PADA era digital seperti saat ini, sudah banyak orang mendengarkan ceramah atau kajian islam lewat media sosial seperti Youtube, Instagram, dan lain-lain. Kaum milenial menyebut kegiatan seperti ini sebagai ngaji online. Lalu bagaimana hukumnya ngaji online menurut Islam?
Pertanyaan serupa pernah dilontarkan jamaah kepada KH. Baha'uddin Nursalim ata Gus Baha ketika dirinya menggelar pengajian di Korea Selatan. Kemudian ia menjawab bahwa orang yang ngaji online tetap mendapat pahala.
Lalu apakah sanad atau transmisi keilmuannya bisa nyambung? Gus Baha pun menjawab: "bisa".
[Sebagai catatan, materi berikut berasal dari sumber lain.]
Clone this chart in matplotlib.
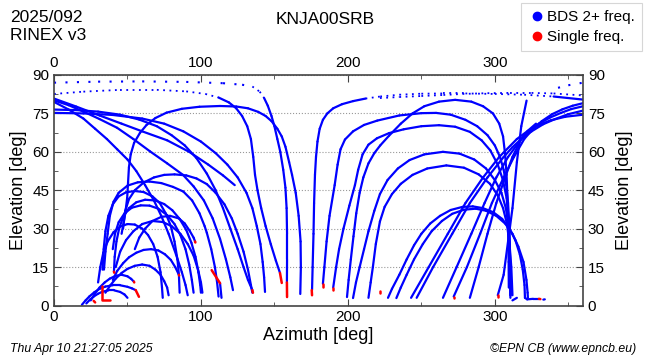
import matplotlib.pyplot as plt
from matplotlib.lines import Line2D

plt.rcParams['font.family'] = ['Liberation Sans', 'DejaVu Sans']

# Satellite tracks (azimuth deg, elevation deg)
tracks_upper = [
    [(343, 85), (350, 86), (360, 87)],
    [(0, 87), (30, 87.4), (60, 87.5), (90, 87.3), (115, 86.8), (128, 86.2), (135, 85.5), (140, 83.5),
     (143, 81), (145.5, 78), (148, 74), (150, 70), (152, 65), (154, 60), (156, 53), (157.5, 46),
     (158.3, 38), (158.6, 28), (158.6, 18), (158.5, 9)],
    [(46, 28), (48.5, 36), (49.8, 42), (50.4, 48), (51, 54), (52.2, 59), (54.5, 63.5), (58.5, 67.4),
     (63, 70.5), (69, 73.2), (76.6, 75.3), (87, 76.8), (99, 77.6), (113, 77.9), (124, 77.7), (132, 77),
     (139, 75.6), (144, 74), (148, 72), (152, 69), (155, 66), (157.5, 62), (160, 56), (162, 51),
     (164.5, 44), (166.5, 35), (167.8, 25), (168, 15), (167.6, 4.5)],
    [(0, 82.6), (20, 83.5), (45, 84.2), (70, 84.2), (90, 83.6), (103, 82.6), (112, 81.2), (119, 79.3),
     (124, 77), (128, 74), (131.5, 70), (134, 65), (135.6, 58), (136.8, 51), (138.5, 45), (141, 38),
     (144, 31), (147.5, 24), (151, 17.5), (153.8, 12.7)],
    [(0, 80.8), (15, 77.7), (31, 74.2), (46, 71), (60, 68), (77, 64.5), (92, 60), (105, 55), (115, 50.8),
     (123, 47)],
    [(0, 80.1), (10, 78.2), (19.7, 75.8), (31, 72.8), (42.9, 69.4), (54, 65), (65.3, 60.2), (77, 55.5),
     (87.8, 51), (95, 46.5), (102, 41), (108, 34), (113, 26), (117, 18), (120, 11), (121.8, 6)],
    [(0, 79.5), (10, 76.5), (20, 73), (28, 69), (36, 65), (43, 61), (50, 57), (56, 52.5), (62, 47),
     (68, 41), (73, 35), (78, 28), (83, 20), (87, 13), (89.5, 8), (91, 4)],
    [(0, 76.5), (15, 76.3), (30, 75.7), (45, 74.5), (58, 72.6), (70, 70), (80, 66.5), (89, 62.5),
     (97, 57.5), (104, 51.5), (110, 45), (115, 38), (120, 30), (125, 22), (129, 15), (132, 10), (135, 6)],
    [(0, 75.2), (20, 75), (40, 74.4), (60, 73), (75, 71), (88, 68), (100, 64), (110, 59.5), (118, 55),
     (125, 50), (131, 44), (135, 38), (138, 31), (140.5, 24), (142, 17), (143, 11), (143.6, 5.3)],
]

tracks_right = [
    [(175.6, 6), (176, 15), (176.6, 28), (177, 40), (177.6, 51), (178.3, 58), (179.3, 64), (180.8, 69),
     (183, 72.5), (186, 75), (190, 77), (196, 78.6), (203.5, 79.8), (212, 80.8), (222, 81.6), (235, 82.3),
     (250, 82.7), (265, 82.8), (280, 82.8), (300, 82.6), (320, 82.3), (340, 81.6), (360, 80.4)],
    [(221.8, 81), (235, 81.4), (250, 81.8), (265, 82.2), (278, 82.6), (295, 82.9), (310, 83), (325, 83),
     (340, 82.8), (360, 82)],
    [(183, 8.5), (184, 15), (185.5, 25), (187.5, 35), (191, 47), (193, 55), (195, 61), (198, 64.8),
     (203.5, 68), (211, 70.5), (220, 72.2), (235, 74.2), (250, 75.1), (260, 75.2), (270, 74.5), (280, 72.5),
     (288, 70), (295, 66.5), (300, 62.5), (303.5, 58), (306, 53), (307.8, 47), (309, 40), (309.8, 32),
     (310.2, 22), (310.4, 12), (310.5, 4)],
    [(190, 7), (192, 15), (194, 22), (197, 30), (201, 39), (204.8, 47), (207, 53), (210, 59), (214, 62.8),
     (219.8, 65.3), (228, 67.3), (238, 68.8), (250, 70), (262, 70.4), (273, 69.8), (283, 67.8), (291, 64.5),
     (297, 60.5), (302, 55), (305.5, 49), (308, 42), (309.5, 33), (310.2, 22), (310.5, 12), (310.6, 3)],
    [(199.4, 3.3), (200.5, 10), (202, 18), (203.8, 27), (205.7, 36), (208, 44), (210.5, 50), (214, 55.5),
     (218, 59.5), (222, 62.5), (228, 66.3), (236, 71), (244, 75), (252, 77.8), (262, 79.6), (273, 80.3),
     (284, 79.6), (292, 77.8), (298.7, 75), (303, 71), (305.6, 66), (307, 59), (308, 51), (308.7, 40),
     (309.1, 28), (309.4, 17), (309.5, 7)],
    [(203.5, 2.9), (205.5, 9), (208, 15), (211, 22), (214, 29), (218, 37), (221.8, 43.5), (227, 49),
     (234, 53.5), (242, 56.8), (252, 59), (264.7, 60), (276, 59.3), (286, 57), (294, 53.5), (300, 49),
     (304.5, 44), (307.5, 38), (309.3, 31), (310.2, 22), (310.6, 13), (310.8, 4)],
    [(214, 3), (215.5, 9), (217, 15), (219, 24), (221.8, 32.8), (225, 38.5), (230, 43.5), (236, 47.5),
     (244, 51), (254, 53.5), (267, 54.7), (279, 53.8), (289, 51.2), (296.7, 47.5), (302, 43), (305.6, 38),
     (308.2, 32), (310, 24), (311.2, 15), (312, 4)],
    [(227.3, 3), (230, 6.5), (235, 12), (240, 18), (245, 23.5), (250, 28), (256, 32), (262.7, 35),
     (270, 37.3), (278, 38.5), (285, 38.7), (292, 38), (299, 36.4), (305, 33.8), (310, 30), (314, 25.5),
     (317, 20), (319, 14), (320.2, 8), (320.5, 3), (322, 2.4), (326, 2.6), (330, 2.6)],
    [(233, 2.9), (236, 7), (240, 12), (245, 18), (251, 24), (257, 29), (264, 33), (271, 35.8), (279, 37.4),
     (287, 37.8), (294, 37), (301, 35), (307, 32), (312, 28), (316, 23), (319.5, 17), (321.5, 10),
     (322.3, 5), (322.5, 3)],
    [(243, 3), (255, 15), (268, 28), (280, 40), (292, 50), (303, 58), (315, 65), (322, 68), (330, 70.5),
     (338, 72.3), (348, 73.7), (360, 74.5)],
    [(246.8, 3), (258, 15), (271, 28), (283, 40), (295, 50), (306, 58), (312, 61.8), (318, 65), (325, 68),
     (333, 70.8), (341, 72.8), (350, 74.7), (360, 76.1)],
    [(264.7, 3), (274, 15), (284, 28), (293, 40), (301, 50), (309, 58), (318, 65), (324, 68.5), (330, 71),
     (338, 73.5), (345, 75.2), (352, 76.7), (360, 77.8)],
    [(272, 3.5), (281, 15), (290, 28), (298, 40), (306, 50), (313, 58), (320, 65), (326, 69), (332, 72),
     (339, 74.7), (346, 76.6), (353, 78), (360, 79)],
    [(283, 3), (289, 15), (295, 28), (301, 40), (307, 50), (312, 58), (318, 65), (323, 68.5), (328, 71)],
    [(302, 4), (306, 12), (309, 25), (312, 38), (315, 56), (318, 70), (321.6, 80)],
    [(312, 2), (315, 3)],
    [(333, 2.3), (334, 2.4)],
]

tracks_cluster = [
    [(34, 14), (35, 21), (36.5, 28), (38, 35), (40.5, 40.5), (44, 44), (50, 46.8), (57, 48.1), (65, 48.4),
     (73, 47.8), (81, 46.3), (88, 44.5), (94, 41), (99, 36), (102.5, 31), (104, 28.4), (107, 22),
     (109.5, 15), (111, 9), (112, 3.5)],
    [(47, 30), (48.5, 37), (51, 41.5), (55, 45), (61, 48), (68, 50), (75, 51), (82, 51.2), (90, 50.8),
     (97, 49.6), (104, 47.4), (110, 44), (116, 39.5), (121, 34), (125, 28), (129, 21), (132, 14), (134, 8),
     (135, 5)],
    [(33, 14), (33.8, 22), (35, 29), (37, 35), (40, 39.5), (44, 42.6), (49, 44.2), (55, 44.7), (61, 44.3),
     (67, 42.6), (72, 40), (76, 36), (79.5, 31), (82, 25), (84, 18), (85, 12), (85.5, 5)],
    [(40, 22), (41.5, 28), (44, 32.5), (48, 36), (53, 38.2), (59, 39.1), (65, 39), (71, 37.8), (77, 35.3),
     (82, 31.8), (86, 27.5), (89.5, 22), (92, 16), (93.8, 10), (95, 5)],
    [(42, 15), (45, 21), (49, 25.5), (54, 29), (60, 31.8), (67, 33), (74, 32.6), (80, 31), (86, 28),
     (91, 24), (95, 19.5), (98, 14), (100, 9), (101, 5)],
    [(30, 9), (31.5, 15), (33.5, 20.5), (36.5, 25), (40.5, 28.6), (45, 30.8), (50, 31.8), (55, 31.6),
     (60, 30), (64, 27.5), (67.5, 24), (70.5, 19), (72.5, 13), (73.5, 7), (74, 3)],
    [(55, 22), (58, 26.5), (62, 30), (67, 33), (73, 34.6), (79, 35), (85, 34), (89, 32), (92.5, 29),
     (95, 26.5), (96, 25)],
    [(40, 10), (43, 13.5), (47, 16.5), (51, 18.8), (56, 20.6), (61, 21.7), (66, 22), (71, 21.5),
     (75.5, 20), (79.5, 17.8), (82.5, 15), (85, 12)],
    [(35, 5), (38.5, 8), (42, 10.5), (46, 12.7), (50, 14.3), (55, 15.5), (60, 16), (65, 15.5), (69, 14),
     (72.5, 12), (75, 9.5), (77, 7), (78, 4)],
    [(25, 2), (28, 4.8), (31, 7), (34.5, 9), (38, 10.5), (42, 11.6), (46, 12), (50, 11.4), (52.5, 10.4),
     (54.4, 9.3)],
    [(19, 0.3), (21.5, 2), (24, 3.5), (27.5, 5.2), (31, 6.5), (35, 7.4), (40, 7.9), (45, 7.9), (50, 7.3),
     (53, 6.7), (55.6, 6)],
    [(22, 0.8), (24.5, 2.3), (27, 3.5), (30, 4.6), (33, 5.4), (37, 5.9), (41, 5.9), (45, 5.3), (48, 4.3),
     (50, 3)],
    [(40.8, 13.2), (41.3, 19), (42.5, 25), (44.3, 30), (47, 34.5), (51, 38), (56, 40.3), (62, 41.3),
     (69, 41), (75, 39.6), (80.5, 37.2), (85.5, 33.8), (90, 29.5), (93.5, 24.5), (96.3, 19), (98.3, 13),
     (99.5, 8), (100, 5)],
    [(113, 8.7), (114, 3)],
]

# single-frequency pieces
red_pieces = [
    [(33, 7.5), (33, 2), (38, 2)], [(27, 1.8), (28, 1.2)], [(107.3, 13.8), (113, 8.7)],
    [(153.8, 12.7), (155, 8.8)], [(158.5, 9), (158.6, 3.3)], [(135, 6), (135.4, 5)],
    [(175.4, 6), (175.6, 4)], [(183, 8.5), (183, 7.3)], [(190, 7), (190, 6)],
    [(221.8, 5.5), (221.8, 4.9)], [(272, 3.5), (272, 3)], [(302, 4), (302, 3.5)],
    [(330, 2.6), (331, 2.5)], [(40.8, 13.2), (41, 12.8)], [(54.4, 9.3), (54.6, 9)],
    [(55.6, 6), (57.8, 3.4)], [(85, 12), (85.2, 11.7)], [(96, 25), (96.2, 24.6)],
]

az_ticks = [0, 100, 200, 300]
el_ticks = [0, 15, 30, 45, 60, 75, 90]

fig = plt.figure(figsize=(6.5, 3.6), dpi=100)
ax = fig.add_axes([54 / 650, 54.5 / 360, 529 / 650, 230.5 / 360])

blue = '#0000ff'
red = '#ff0000'
for tr in tracks_upper + tracks_right + tracks_cluster:
    az = [p[0] for p in tr]
    el = [p[1] for p in tr]
    # near zenith the samples are sparse: draw those parts dotted
    for i in range(len(tr) - 1):
        lo = min(el[i], el[i + 1])
        if lo >= 85:
            ax.plot(az[i:i + 2], el[i:i + 2], color=blue, lw=1.5, ls=(0, (1, 4.5)))
        elif lo >= 80.5:
            ax.plot(az[i:i + 2], el[i:i + 2], color=blue, lw=1.3, ls=(0, (1, 2.5)))
        else:
            ax.plot(az[i:i + 2], el[i:i + 2], color=blue, lw=1.6, solid_capstyle='round')
for tr in red_pieces:
    ax.plot([p[0] for p in tr], [p[1] for p in tr], color=red, lw=1.8, solid_capstyle='round')

ax.set_xlim(0, 360)
ax.set_ylim(0, 90)
ax.set_xticks(az_ticks)
ax.set_xticks(range(0, 361, 50), minor=True)
ax.set_yticks(el_ticks)
ax.set_yticks([i * 7.5 for i in range(13)], minor=True)
ax.tick_params(which='both', direction='in', top=True, right=True, labeltop=True, labelright=True,
               labelsize=11, color='#444444')
ax.tick_params(which='major', length=5)
ax.tick_params(which='minor', length=3)
ax.grid(axis='y', ls=':', color='#999999', lw=0.8)
for s in ax.spines.values():
    s.set_color('#444444')
    s.set_linewidth(1.2)
ax.set_xlabel('Azimuth [deg]', fontsize=13, labelpad=2)
ax.set_ylabel('Elevation [deg]', fontsize=13, labelpad=4)
ax2 = ax.secondary_yaxis('right')
ax2.set_yticks([])
ax2.set_ylabel('Elevation [deg]', fontsize=13, labelpad=24)
ax2.spines['right'].set_visible(False)

fig.text(10 / 650, 1 - 18 / 360, '2025/092', fontsize=12.5, va='center')
fig.text(10 / 650, 1 - 35 / 360, 'RINEX v3', fontsize=12.5, va='center')
fig.text(0.5, 1 - 20 / 360, 'KNJA00SRB', fontsize=12.5, ha='center', va='center')
fig.text(10 / 650, 1 - 349 / 360, 'Thu Apr 10 21:27:05 2025', fontsize=8.8, style='italic', va='center')
fig.text(636 / 650, 1 - 349 / 360, '\u00a9EPN CB (www.epncb.eu)', fontsize=8.8, style='italic',
         ha='right', va='center')

handles = [Line2D([], [], ls='', marker='o', color=blue, ms=6, label='BDS 2+ freq.'),
           Line2D([], [], ls='', marker='o', color=red, ms=6, label='Single freq.')]
leg = fig.legend(handles=handles, loc='upper right', bbox_to_anchor=(642 / 650, 1 - 3 / 360),
                 fontsize=11, frameon=True, fancybox=False, handletextpad=0.1, borderpad=0.45,
                 labelspacing=0.4, handlelength=1.2, borderaxespad=0)
leg.get_frame().set_edgecolor('#cccccc')
leg.get_frame().set_linewidth(0.8)

fig.savefig('out.png', dpi=100)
Lebih lanjut, ulama muda NU ini mengatakan bahwa kebaikan itu ma'ruf, mudah dikenali dan dijangkau oleh akal. Hal ini bisa dilakukan dengan mengambil hal-hal positif dari dunia maya, youtube misalnya.
"Jadi, untuk sekadar mencari tahu kebaikan, tak harus bertemu langsung dengan guru, belajar dalam jangka waktu lama, hafal Al-Quran, hafal Hadits, dan seterusnya," ujar Gus Baha mengenai ngaji online.
Namun demikian, lanjut Gus Baha, hal ini tidak cukup bagi orang yang akan menjadi mufti. "Orang yang berfatwa tentang suatu hukum: halal-haram, sah-batal, misalnya," tutur Gus Baha.
Menurutnya, seorang mufti harus belajar menghadap langsung kepada guru, tak cukup hanya dari internet. Sebab, seorang mufti akan berhadapan dengan hukum yang akan menjelaskan boleh tidaknya sesuatu.